🤖 AI Summary
This work addresses the challenge of off-policy evaluation under right-censored survival outcomes, where existing methods are prone to systematic bias and yield inaccurate policy value estimates. To mitigate this issue, the study introduces inverse probability of censoring weighting (IPCW) into off-policy evaluation for the first time, proposing two novel estimators—IPCW-IPS and IPCW-DR—that are both unbiased and doubly robust, effectively correcting for censoring-induced bias. Furthermore, the proposed framework naturally extends to policy optimization under budget constraints. Experimental results on both synthetic and real-world datasets demonstrate that the method substantially improves the accuracy of policy evaluation and enhances learning performance in censored environments.
📝 Abstract
Optimizing survival outcomes, such as patient survival or customer retention, is a critical objective in data-driven decision-making. Off-Policy Evaluation~(OPE) provides a powerful framework for assessing such decision-making policies using logged data alone, without the need for costly or risky online experiments in high-stakes applications. However, typical estimators are not designed to handle right-censored survival outcomes, as they ignore unobserved survival times beyond the censoring time, leading to systematic underestimation of the true policy performance. To address this issue, we propose a novel framework for OPE and Off-Policy Learning~(OPL) tailored for survival outcomes under censoring. Specifically, we introduce IPCW-IPS and IPCW-DR, which employ the Inverse Probability of Censoring Weighting technique to explicitly deal with censoring bias.
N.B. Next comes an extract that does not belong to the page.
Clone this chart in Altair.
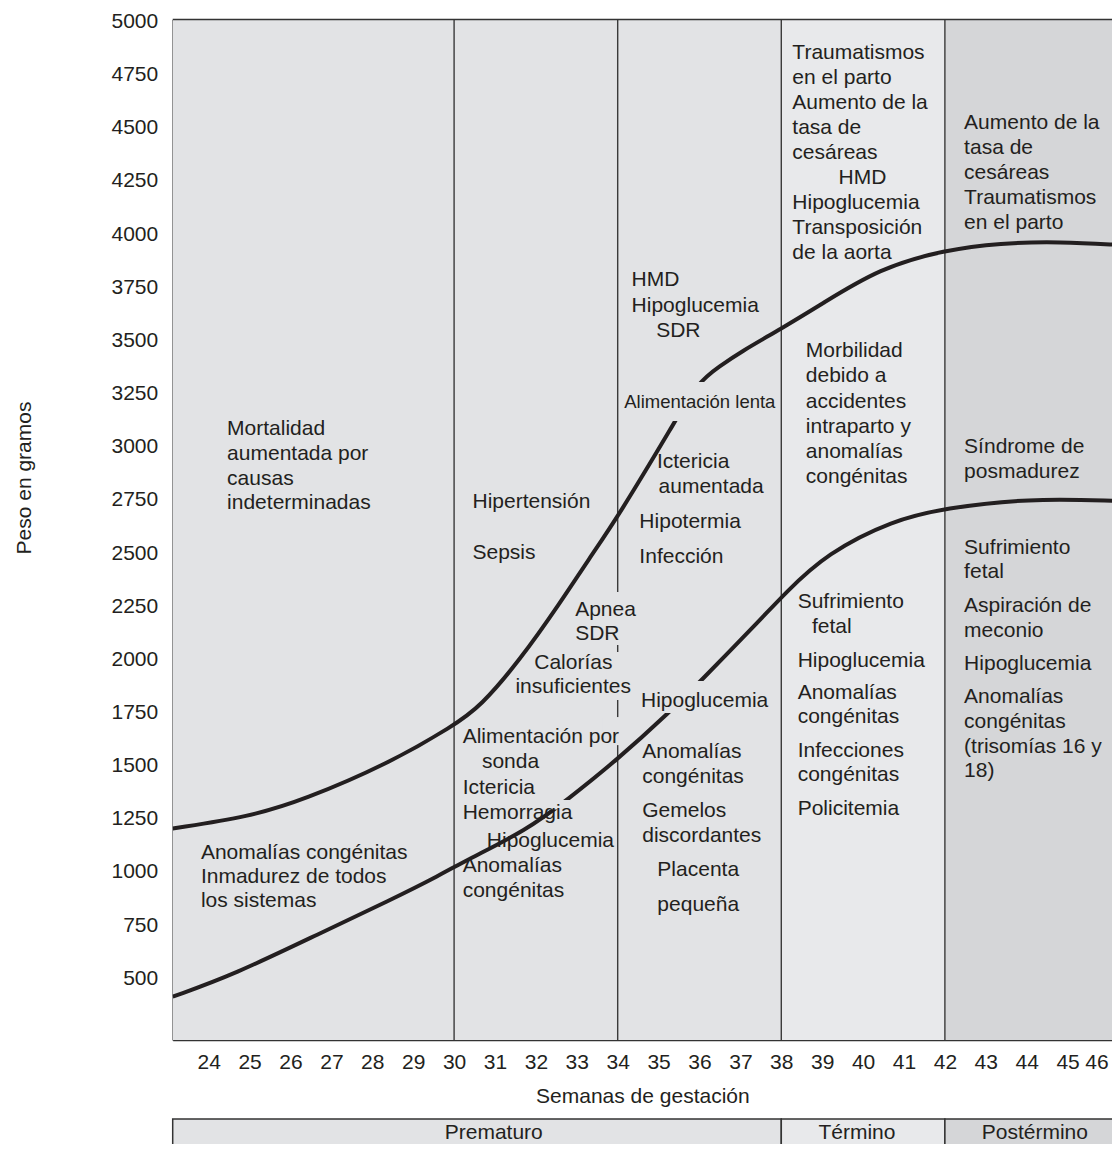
import altair as alt
import pandas as pd

# ---------------- data ----------------
upper_weeks = [23.12, 25.00, 26.32, 28.40, 30.00, 30.64, 31.61, 32.59, 33.28, 34.02,
               35.40, 35.97, 36.50, 37.00, 38.01, 38.95, 40.41, 42.00, 43.35, 44.82, 46.28]
upper_grams = [1195, 1250, 1329, 1500, 1680, 1768, 1987, 2255, 2458, 2665,
               3108, 3296, 3370, 3436, 3547, 3657, 3831, 3916, 3949, 3955, 3939]

lower_weeks = [23.12, 24.60, 26.72, 28.44, 29.66, 30.31, 31.78, 32.76, 33.98, 35.28,
               36.01, 37.48, 38.09, 39.11, 40.74, 42.00, 44.00, 46.28]
lower_grams = [404, 506, 702, 858, 976, 1047, 1188, 1329, 1517, 1744,
               1885, 2175, 2301, 2489, 2646, 2701, 2748, 2735]

boundary_weeks = [30, 34, 38, 42]
top_gram = [5000]

period_names = ["Prematuro", "Término", "Postérmino"]
period_start = [23.12, 38, 42]
period_end = [38, 42, 46.28]
period_colors = ["#e2e3e5", "#e8e9eb", "#d5d6d8"]
period_label_week = [30.97, 39.85, 44.2]

x_ticks = list(range(24, 47))
y_ticks = list(range(500, 5001, 250))

ann_text = [
    "Mortalidad", "aumentada por", "causas", "indeterminadas",
    "Anomalías congénitas", "Inmadurez de todos", "los sistemas",
    "Hipertensión", "Sepsis",
    "Apnea", "SDR", "Calorías", "insuficientes",
    "Alimentación por", "sonda", "Ictericia", "Hemorragia", "Hipoglucemia",
    "Anomalías", "congénitas",
    "HMD", "Hipoglucemia", "SDR", "Alimentación lenta", "Ictericia", "aumentada",
    "Hipotermia", "Infección", "Hipoglucemia", "Anomalías", "congénitas",
    "Gemelos", "discordantes", "Placenta", "pequeña",
    "Traumatismos", "en el parto", "Aumento de la", "tasa de", "cesáreas", "HMD",
    "Hipoglucemia", "Transposición", "de la aorta",
    "Morbilidad", "debido a", "accidentes", "intraparto y", "anomalías", "congénitas",
    "Sufrimiento", "fetal", "Hipoglucemia", "Anomalías", "congénitas",
    "Infecciones", "congénitas", "Policitemia",
    "Aumento de la", "tasa de", "cesáreas", "Traumatismos", "en el parto",
    "Síndrome de", "posmadurez",
    "Sufrimiento", "fetal", "Aspiración de", "meconio", "Hipoglucemia",
    "Anomalías", "congénitas", "(trisomías 16 y", "18)",
]
ann_week = [
    24.45, 24.45, 24.45, 24.45,
    23.81, 23.81, 23.81,
    30.45, 30.45,
    32.96, 32.96, 31.96, 31.50,
    30.21, 30.68, 30.21, 30.21, 30.80,
    30.21, 30.21,
    34.34, 34.34, 34.94, 34.16, 34.96, 35.00,
    34.53, 34.53, 34.57, 34.60, 34.60,
    34.60, 34.60, 34.97, 34.97,
    38.27, 38.27, 38.27, 38.27, 38.27, 39.40,
    38.27, 38.27, 38.27,
    38.60, 38.60, 38.60, 38.60, 38.60, 38.60,
    38.40, 38.75, 38.40, 38.40, 38.40,
    38.40, 38.40, 38.40,
    42.47, 42.47, 42.47, 42.47, 42.47,
    42.47, 42.47,
    42.47, 42.47, 42.47, 42.47, 42.47,
    42.47, 42.47, 42.47, 42.47,
]
ann_gram = [
    3046, 2928, 2810, 2696,
    1053, 940, 824,
    2701, 2461,
    2194, 2081, 1944, 1831,
    1595, 1478, 1356, 1238, 1109,
    989, 874,
    3746, 3626, 3508, 3171, 2889, 2771,
    2607, 2442, 1765, 1525, 1410,
    1250, 1133, 971, 808,
    4813, 4695, 4578, 4460, 4343, 4225,
    4107, 3990, 3872,
    3411, 3293, 3171, 3054, 2936, 2818,
    2230, 2116, 1956, 1804, 1689,
    1532, 1418, 1258,
    4485, 4367, 4250, 4132, 4015,
    2959, 2845,
    2486, 2371, 2212, 2094, 1940,
    1786, 1669, 1548, 1435,
]
ann_size = [18.5 if t == "Alimentación lenta" else 21 for t in ann_text]

# patches behind labels that interrupt lines in the original drawing
gap_week_start = [34.11, 34.50, 30.15, 33.81, 33.72, 33.64]
gap_week_end = [37.92, 37.73, 32.96, 34.21, 34.25, 34.18]
gap_gram_low = [3111, 1738, 1284, 2058, 1799, 1587]
gap_gram_high = [3295, 1889, 1329, 2307, 2025, 1719]

# ---------------- frames ----------------
curves = pd.DataFrame({
    "week": upper_weeks + lower_weeks,
    "grams": upper_grams + lower_grams,
    "curve": ["upper"] * len(upper_weeks) + ["lower"] * len(lower_weeks),
})
periods = pd.DataFrame({"name": period_names, "start": period_start, "end": period_end,
                        "label_week": period_label_week})
bounds = pd.DataFrame({"week": boundary_weeks})
top_df = pd.DataFrame({"grams": top_gram})
ann = pd.DataFrame({"text": ann_text, "week": ann_week, "grams": ann_gram, "size": ann_size})
gaps = pd.DataFrame({"w0": gap_week_start, "w1": gap_week_end,
                     "g0": gap_gram_low, "g1": gap_gram_high})

PX_PER_WEEK = 40.9
W = 1104 - 164.7
H = 1020.5
FONT = "Liberation Sans"
INK = "#231f20"
FRAME = "#333333"
last_tick = x_ticks[-1]

xscale = alt.Scale(domain=[23.12, 23.12 + W / PX_PER_WEEK], nice=False, zero=False)
yscale = alt.Scale(domain=[200, 5000], nice=False, zero=False)
color_scale = alt.Scale(domain=period_names, range=period_colors)

x_axis = alt.Axis(values=x_ticks, format="d", labelFontSize=21, labelColor=INK,
                  labelFont=FONT, labelBaseline="alphabetic", labelPadding=28,
                  labelOffset={"condition": {"test": f"datum.value == {last_tick}",
                                             "value": -12},
                               "value": 0},
                  ticks=False, tickSize=0, domain=True, domainColor=FRAME,
                  domainWidth=1.5, grid=False,
                  title="Semanas de gestación", titleFont=FONT, titleFontSize=21,
                  titleFontWeight="normal", titleColor=INK, titleY=62,
                  titleBaseline="alphabetic")
y_axis = alt.Axis(values=y_ticks, format="d", labelFontSize=21, labelColor=INK,
                  labelFont=FONT, labelPadding=15, labelOffset=2,
                  ticks=False, tickSize=0, domain=True, domainColor=FRAME,
                  domainWidth=1.5, grid=False,
                  title="Peso en gramos", titleFont=FONT, titleFontSize=21,
                  titleFontWeight="normal", titleColor=INK, titleAngle=270,
                  titleX=-142, titleY=458, titleAlign="center",
                  titleBaseline="alphabetic")

bg = alt.Chart(periods).mark_rect(clip=True).encode(
    x=alt.X("start:Q", scale=xscale, axis=x_axis),
    x2="end:Q",
    y=alt.value(0),
    y2=alt.value(H),
    color=alt.Color("name:N", scale=color_scale, legend=None),
)

rules = alt.Chart(bounds).mark_rule(color="#3a3a3a", strokeWidth=1.4).encode(
    x=alt.X("week:Q", scale=xscale),
)

top_line = alt.Chart(top_df).mark_rule(color=FRAME, strokeWidth=1.5).encode(
    y=alt.Y("grams:Q", scale=yscale),
)

lines = alt.Chart(curves).mark_line(color=INK, strokeWidth=4, interpolate="basis",
                                    clip=True).encode(
    x=alt.X("week:Q", scale=xscale),
    y=alt.Y("grams:Q", scale=yscale, axis=y_axis),
    detail="curve:N",
)

patches = alt.Chart(gaps).mark_rect(color=period_colors[0]).encode(
    x=alt.X("w0:Q", scale=xscale), x2="w1:Q",
    y=alt.Y("g0:Q", scale=yscale), y2="g1:Q",
)

labels = alt.Chart(ann).mark_text(align="left", baseline="alphabetic", font=FONT,
                                   color=INK).encode(
    x=alt.X("week:Q", scale=xscale),
    y=alt.Y("grams:Q", scale=yscale),
    text="text:N",
    size=alt.Size("size:Q", scale=None, legend=None),
)

table = alt.Chart(periods).mark_rect(stroke=FRAME, strokeWidth=1.5).encode(
    x=alt.X("start:Q", scale=xscale), x2="end:Q",
    y=alt.value(1099.5), y2=alt.value(1170),
    color=alt.Color("name:N", scale=color_scale, legend=None),
)
table_text = alt.Chart(periods).mark_text(align="center", baseline="alphabetic",
                                          font=FONT, fontSize=21, color=INK).encode(
    x=alt.X("label_week:Q", scale=xscale),
    y=alt.value(1119.5),
    text="name:N",
)

chart = alt.layer(bg, rules, top_line, lines, patches, labels, table, table_text).properties(
    width=W, height=H,
    autosize=alt.AutoSizeParams(type="none"),
    padding={"left": 164.7, "top": 11.5, "right": 0, "bottom": 104},
).configure_view(stroke=None).configure(background="white")

chart.save("out.html", embed_options={"renderer": "svg", "actions": False})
We theoretically establish that our estimators are unbiased and that IPCW-DR achieves double robustness, ensuring consistency if either the propensity score or the outcome model is correct. Furthermore, we extend this framework to constrained OPL to optimize policy value under budget constraints. We demonstrate the effectiveness of our proposed methods through simulation studies and illustrate their practical impacts using public real-world data for both evaluation and learning tasks.